PDE and Applied Math Seminar

Speaker: Chris Rycroft, Harvard
Related Webpage: https://people.seas.harvard.edu/~chr/
Location: zoom
Start time: Thu, Apr 8 2021, 12:10PM


When a sheet of paper is crumpled, it spontaneously develops a network of creases. Despite the apparent disorder of this process, statistical properties of crumpled sheets exhibit striking reproducibility. Recent experiments have shown that when a sheet is repeatedly crumpled, the total crease length grows logarithmically [1]. This talk will offer insight into this surprising result by developing a correspondence between crumpling and fragmentation processes. We show how crumpling can be viewed as fragmenting the sheet into flat facets that are outlined by the creases, and we use this model to reproduce the characteristic logarithmic scaling of total crease length, thereby supplying a missing physical basis for the observed phenomenon [2].

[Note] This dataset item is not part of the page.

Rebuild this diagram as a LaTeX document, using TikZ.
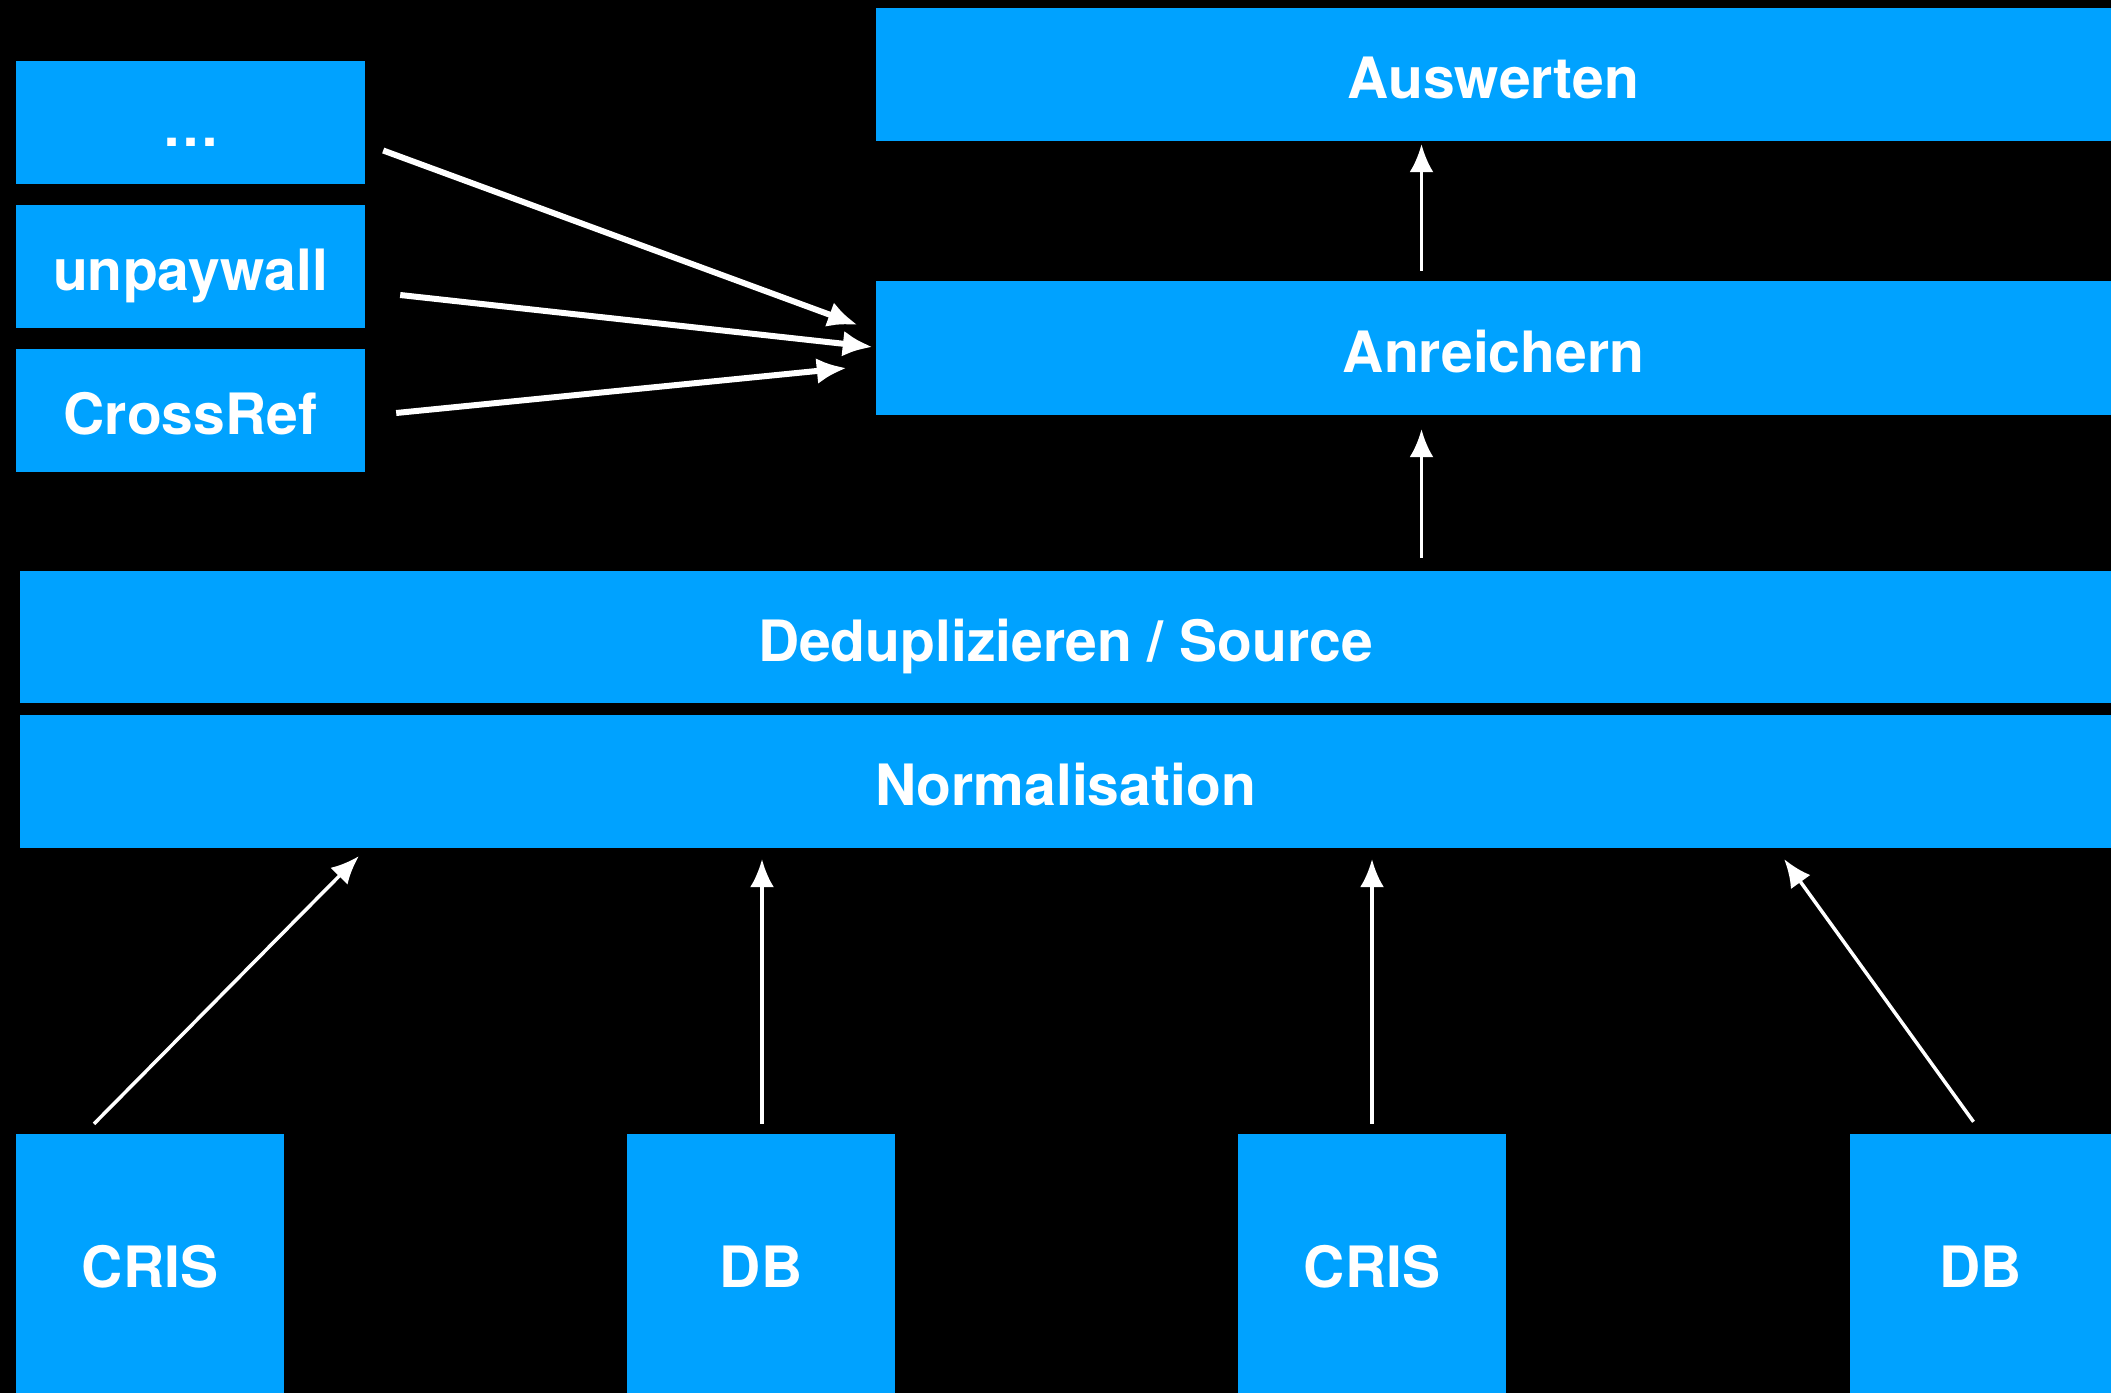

This study was made possible by large-scale data analysis of crease networks from crumpling experiments. We will describe recent work to use the same data with machine learning methods to probe the physical rules governing crumpling. We will look at how augmenting experimental data with synthetically generated data can improve predictive power and provide physical insight [3].


[1] O. Gottesman et al., Commun. Phys. 1, 70 (2018).

[2] J. Andrejevic et al., Nat. Commun. 12, 1470 (2021).

[3] J. Hoffmann et al., Sci. Advances 5, eauu6792 (2019).